▸ Given exercise: Will you repeat only the lines from the one with "What D3.js code" through the one with "var yTicks = [-4, 0, 4];", both included, leaving every picture out?

[Charts and diagrams as code]
↓

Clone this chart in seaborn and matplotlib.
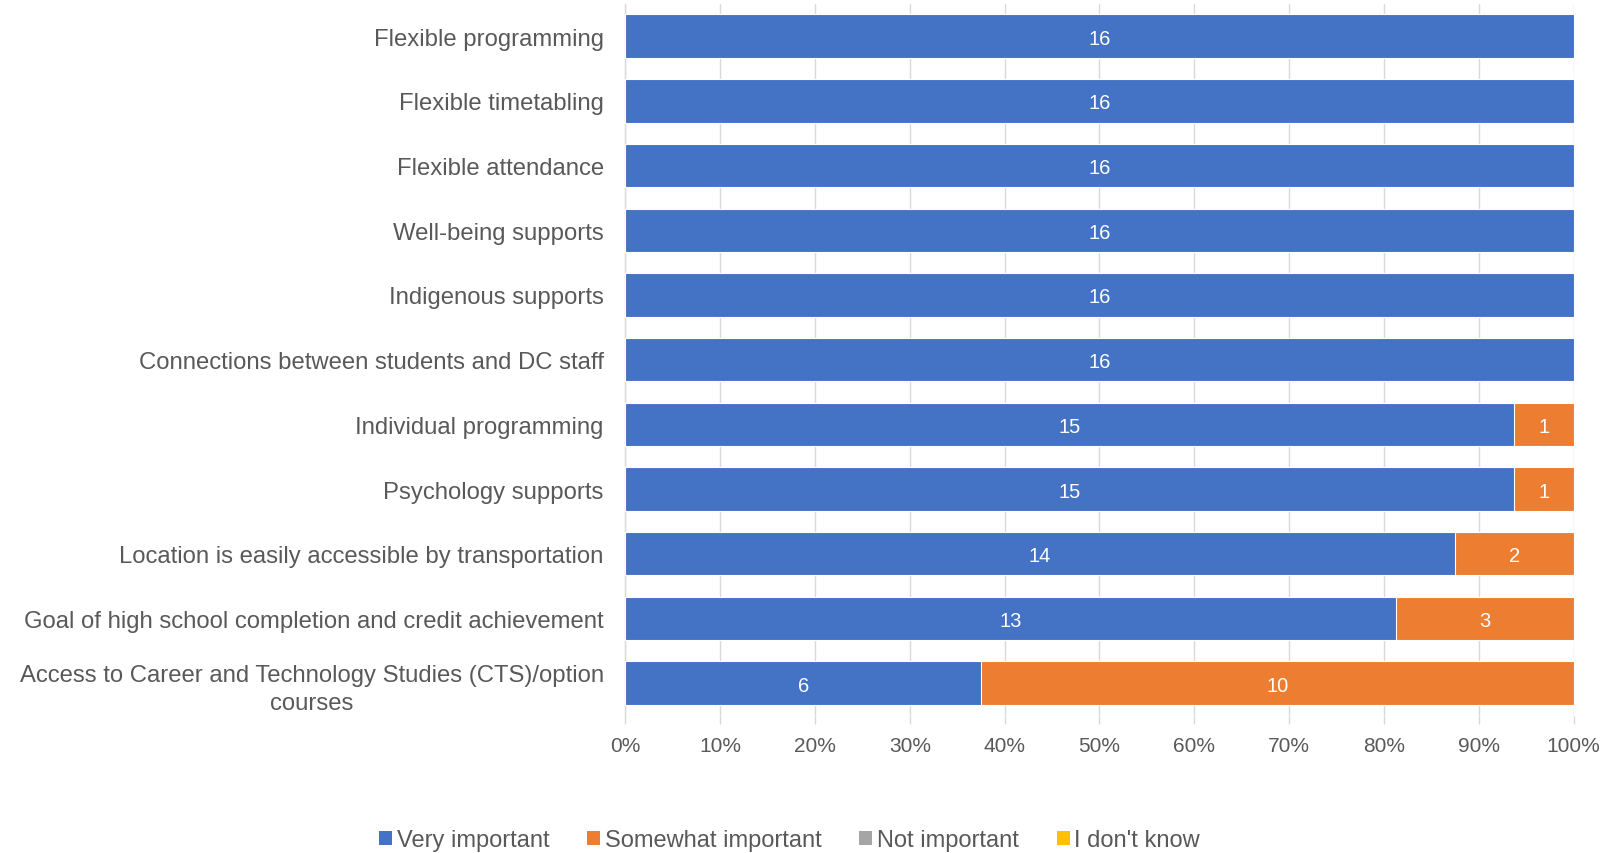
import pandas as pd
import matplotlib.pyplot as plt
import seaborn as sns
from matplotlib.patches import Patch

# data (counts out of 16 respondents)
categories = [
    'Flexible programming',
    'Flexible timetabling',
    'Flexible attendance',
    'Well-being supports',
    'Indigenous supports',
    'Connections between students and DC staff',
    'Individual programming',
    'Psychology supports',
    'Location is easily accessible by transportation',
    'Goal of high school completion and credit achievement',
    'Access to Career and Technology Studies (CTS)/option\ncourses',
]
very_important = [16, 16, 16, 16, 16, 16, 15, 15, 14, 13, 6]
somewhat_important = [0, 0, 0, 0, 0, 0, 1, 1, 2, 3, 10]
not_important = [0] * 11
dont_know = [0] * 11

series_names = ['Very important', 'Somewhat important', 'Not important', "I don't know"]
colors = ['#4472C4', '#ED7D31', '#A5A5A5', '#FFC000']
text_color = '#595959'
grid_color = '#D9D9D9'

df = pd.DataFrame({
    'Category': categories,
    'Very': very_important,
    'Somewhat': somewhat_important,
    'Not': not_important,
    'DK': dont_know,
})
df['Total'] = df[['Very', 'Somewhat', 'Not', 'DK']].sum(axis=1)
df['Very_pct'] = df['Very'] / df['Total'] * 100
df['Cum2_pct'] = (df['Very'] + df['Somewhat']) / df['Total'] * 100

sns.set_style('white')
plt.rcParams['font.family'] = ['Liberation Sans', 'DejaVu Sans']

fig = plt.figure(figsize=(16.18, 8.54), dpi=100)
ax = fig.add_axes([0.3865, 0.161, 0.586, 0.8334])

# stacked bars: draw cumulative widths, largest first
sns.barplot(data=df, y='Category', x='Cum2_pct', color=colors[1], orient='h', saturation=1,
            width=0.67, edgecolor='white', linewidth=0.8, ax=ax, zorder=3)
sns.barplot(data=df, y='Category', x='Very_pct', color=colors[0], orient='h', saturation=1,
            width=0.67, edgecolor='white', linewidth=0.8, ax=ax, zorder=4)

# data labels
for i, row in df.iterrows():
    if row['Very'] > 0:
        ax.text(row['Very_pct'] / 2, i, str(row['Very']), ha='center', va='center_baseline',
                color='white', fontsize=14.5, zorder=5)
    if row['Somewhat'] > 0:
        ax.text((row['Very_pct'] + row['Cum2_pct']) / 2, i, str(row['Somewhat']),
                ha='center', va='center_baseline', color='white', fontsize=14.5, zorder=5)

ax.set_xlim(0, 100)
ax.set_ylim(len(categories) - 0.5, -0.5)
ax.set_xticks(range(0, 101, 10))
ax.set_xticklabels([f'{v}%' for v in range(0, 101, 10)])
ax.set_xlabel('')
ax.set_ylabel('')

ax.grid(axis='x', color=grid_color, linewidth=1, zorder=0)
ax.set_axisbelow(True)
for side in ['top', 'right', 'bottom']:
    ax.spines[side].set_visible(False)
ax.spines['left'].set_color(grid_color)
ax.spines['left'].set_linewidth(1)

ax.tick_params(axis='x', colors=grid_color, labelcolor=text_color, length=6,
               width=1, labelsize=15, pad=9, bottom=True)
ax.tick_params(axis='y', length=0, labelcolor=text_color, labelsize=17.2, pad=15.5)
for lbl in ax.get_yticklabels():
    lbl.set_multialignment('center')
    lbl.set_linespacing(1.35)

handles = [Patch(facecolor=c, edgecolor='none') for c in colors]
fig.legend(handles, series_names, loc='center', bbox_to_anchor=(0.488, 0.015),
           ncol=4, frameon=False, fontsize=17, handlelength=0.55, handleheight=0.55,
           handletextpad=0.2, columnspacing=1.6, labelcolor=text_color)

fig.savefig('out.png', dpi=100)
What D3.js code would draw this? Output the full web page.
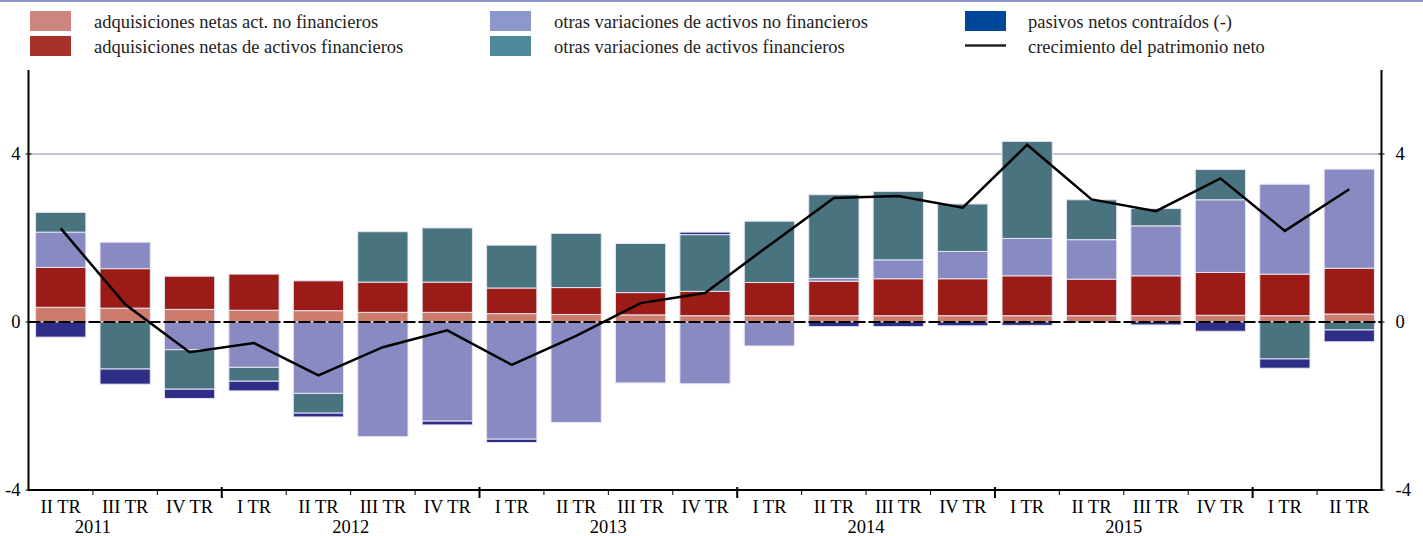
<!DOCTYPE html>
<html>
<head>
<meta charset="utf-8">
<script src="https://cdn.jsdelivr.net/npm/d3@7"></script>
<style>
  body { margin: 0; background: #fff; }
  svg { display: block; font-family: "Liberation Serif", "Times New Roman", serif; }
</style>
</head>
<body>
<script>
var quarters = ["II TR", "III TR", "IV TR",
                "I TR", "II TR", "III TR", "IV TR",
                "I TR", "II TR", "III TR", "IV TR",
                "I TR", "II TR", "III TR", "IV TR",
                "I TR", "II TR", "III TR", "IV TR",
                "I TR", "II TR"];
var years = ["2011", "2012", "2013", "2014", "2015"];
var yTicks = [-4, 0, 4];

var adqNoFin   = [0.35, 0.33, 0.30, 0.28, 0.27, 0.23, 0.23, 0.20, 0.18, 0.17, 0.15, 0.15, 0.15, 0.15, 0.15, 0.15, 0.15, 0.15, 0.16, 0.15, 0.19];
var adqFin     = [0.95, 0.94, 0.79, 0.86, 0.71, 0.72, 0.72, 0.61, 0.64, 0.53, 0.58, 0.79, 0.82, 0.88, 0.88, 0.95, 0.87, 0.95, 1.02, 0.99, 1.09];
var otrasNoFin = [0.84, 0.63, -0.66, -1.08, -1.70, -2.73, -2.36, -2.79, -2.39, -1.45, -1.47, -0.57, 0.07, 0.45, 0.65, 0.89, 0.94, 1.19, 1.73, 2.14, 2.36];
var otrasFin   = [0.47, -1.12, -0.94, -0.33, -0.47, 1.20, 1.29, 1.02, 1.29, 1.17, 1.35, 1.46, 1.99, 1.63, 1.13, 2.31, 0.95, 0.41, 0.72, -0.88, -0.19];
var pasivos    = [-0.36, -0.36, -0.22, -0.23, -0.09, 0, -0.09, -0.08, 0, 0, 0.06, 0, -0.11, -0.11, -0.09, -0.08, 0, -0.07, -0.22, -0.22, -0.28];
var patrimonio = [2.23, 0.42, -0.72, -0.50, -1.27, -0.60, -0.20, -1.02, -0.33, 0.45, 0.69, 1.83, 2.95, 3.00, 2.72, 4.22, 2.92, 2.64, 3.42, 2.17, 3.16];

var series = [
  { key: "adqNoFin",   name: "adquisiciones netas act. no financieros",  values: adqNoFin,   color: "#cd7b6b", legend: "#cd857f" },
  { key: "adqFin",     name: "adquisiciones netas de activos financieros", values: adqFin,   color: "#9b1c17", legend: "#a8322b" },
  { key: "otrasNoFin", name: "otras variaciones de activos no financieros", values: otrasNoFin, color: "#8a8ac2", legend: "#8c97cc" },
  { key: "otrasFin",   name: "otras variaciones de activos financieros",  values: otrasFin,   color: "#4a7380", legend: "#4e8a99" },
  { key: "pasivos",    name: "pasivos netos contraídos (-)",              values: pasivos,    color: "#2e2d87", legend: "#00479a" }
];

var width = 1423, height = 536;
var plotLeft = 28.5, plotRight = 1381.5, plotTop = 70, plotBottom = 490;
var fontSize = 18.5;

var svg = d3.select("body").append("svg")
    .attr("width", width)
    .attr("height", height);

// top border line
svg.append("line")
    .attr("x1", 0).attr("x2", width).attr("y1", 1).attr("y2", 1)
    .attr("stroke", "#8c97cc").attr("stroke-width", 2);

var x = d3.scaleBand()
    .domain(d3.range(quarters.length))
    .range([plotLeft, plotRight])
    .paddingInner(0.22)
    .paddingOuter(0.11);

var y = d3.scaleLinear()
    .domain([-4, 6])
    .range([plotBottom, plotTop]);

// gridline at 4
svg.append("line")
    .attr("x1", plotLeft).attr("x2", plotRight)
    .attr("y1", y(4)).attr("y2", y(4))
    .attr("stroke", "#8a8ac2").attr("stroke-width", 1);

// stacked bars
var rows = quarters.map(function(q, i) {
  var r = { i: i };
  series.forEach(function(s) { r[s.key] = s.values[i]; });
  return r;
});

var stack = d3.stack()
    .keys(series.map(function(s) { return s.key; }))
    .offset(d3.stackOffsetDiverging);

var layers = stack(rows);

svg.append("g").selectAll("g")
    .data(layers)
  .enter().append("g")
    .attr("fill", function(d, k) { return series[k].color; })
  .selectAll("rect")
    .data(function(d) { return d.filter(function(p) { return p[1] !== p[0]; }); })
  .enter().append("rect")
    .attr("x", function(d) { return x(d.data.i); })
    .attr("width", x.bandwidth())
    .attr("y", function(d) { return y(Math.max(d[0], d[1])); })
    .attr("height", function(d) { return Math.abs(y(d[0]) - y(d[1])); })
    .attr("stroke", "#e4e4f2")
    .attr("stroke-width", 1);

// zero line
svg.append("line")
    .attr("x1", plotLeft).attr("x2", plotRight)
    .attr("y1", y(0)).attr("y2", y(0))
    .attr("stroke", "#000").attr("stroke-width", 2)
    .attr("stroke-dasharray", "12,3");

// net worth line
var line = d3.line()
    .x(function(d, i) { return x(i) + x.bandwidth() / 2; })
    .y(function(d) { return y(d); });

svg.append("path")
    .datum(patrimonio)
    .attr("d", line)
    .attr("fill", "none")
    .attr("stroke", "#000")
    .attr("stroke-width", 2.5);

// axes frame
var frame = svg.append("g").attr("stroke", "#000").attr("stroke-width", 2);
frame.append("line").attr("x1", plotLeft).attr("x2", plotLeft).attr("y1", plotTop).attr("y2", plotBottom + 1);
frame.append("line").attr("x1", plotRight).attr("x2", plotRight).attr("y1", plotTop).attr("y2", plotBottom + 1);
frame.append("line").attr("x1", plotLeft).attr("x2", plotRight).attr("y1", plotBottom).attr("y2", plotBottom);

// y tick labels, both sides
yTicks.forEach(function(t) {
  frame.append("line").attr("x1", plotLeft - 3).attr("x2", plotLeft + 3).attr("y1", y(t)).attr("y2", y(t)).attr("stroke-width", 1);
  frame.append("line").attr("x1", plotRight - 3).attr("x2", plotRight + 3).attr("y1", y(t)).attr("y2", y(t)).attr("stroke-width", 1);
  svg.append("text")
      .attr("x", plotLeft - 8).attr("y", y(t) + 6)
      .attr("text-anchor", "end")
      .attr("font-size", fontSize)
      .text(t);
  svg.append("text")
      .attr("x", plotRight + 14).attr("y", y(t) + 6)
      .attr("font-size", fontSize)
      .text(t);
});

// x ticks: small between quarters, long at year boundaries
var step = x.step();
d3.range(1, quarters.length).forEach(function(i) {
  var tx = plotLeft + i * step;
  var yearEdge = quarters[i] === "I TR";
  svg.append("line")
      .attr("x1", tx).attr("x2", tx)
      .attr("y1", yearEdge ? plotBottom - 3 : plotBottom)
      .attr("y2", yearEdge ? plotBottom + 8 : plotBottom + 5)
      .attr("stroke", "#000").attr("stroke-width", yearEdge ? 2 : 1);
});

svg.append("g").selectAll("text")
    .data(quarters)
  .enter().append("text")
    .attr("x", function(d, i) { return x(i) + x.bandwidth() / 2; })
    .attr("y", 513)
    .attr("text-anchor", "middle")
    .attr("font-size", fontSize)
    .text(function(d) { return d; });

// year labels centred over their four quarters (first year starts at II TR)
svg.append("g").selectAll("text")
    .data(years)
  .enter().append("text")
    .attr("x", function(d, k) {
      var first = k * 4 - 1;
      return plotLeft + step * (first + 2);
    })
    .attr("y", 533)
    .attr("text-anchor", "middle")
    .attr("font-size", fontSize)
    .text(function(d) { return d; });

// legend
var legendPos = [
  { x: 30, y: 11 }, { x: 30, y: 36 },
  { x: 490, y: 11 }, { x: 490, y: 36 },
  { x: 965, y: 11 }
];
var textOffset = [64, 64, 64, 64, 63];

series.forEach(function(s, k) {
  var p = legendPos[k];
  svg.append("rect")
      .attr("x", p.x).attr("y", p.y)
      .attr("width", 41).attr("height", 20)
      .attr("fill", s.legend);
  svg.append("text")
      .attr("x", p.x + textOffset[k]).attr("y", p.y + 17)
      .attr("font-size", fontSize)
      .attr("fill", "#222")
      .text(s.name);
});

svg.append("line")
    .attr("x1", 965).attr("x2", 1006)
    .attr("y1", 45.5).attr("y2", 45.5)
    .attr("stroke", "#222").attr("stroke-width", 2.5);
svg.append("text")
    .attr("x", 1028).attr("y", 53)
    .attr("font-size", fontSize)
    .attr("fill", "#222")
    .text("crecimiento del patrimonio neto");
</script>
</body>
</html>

↑

▸ Answer to the problem:
What D3.js code would draw this? Output the full web page.
<!DOCTYPE html>
<html>
<head>
<meta charset="utf-8">
<script src="https://cdn.jsdelivr.net/npm/d3@7"></script>
<style>
  body { margin: 0; background: #fff; }
  svg { display: block; font-family: "Liberation Serif", "Times New Roman", serif; }
</style>
</head>
<body>
<script>
var quarters = ["II TR", "III TR", "IV TR",
                "I TR", "II TR", "III TR", "IV TR",
                "I TR", "II TR", "III TR", "IV TR",
                "I TR", "II TR", "III TR", "IV TR",
                "I TR", "II TR", "III TR", "IV TR",
                "I TR", "II TR"];
var years = ["2011", "2012", "2013", "2014", "2015"];
var yTicks = [-4, 0, 4];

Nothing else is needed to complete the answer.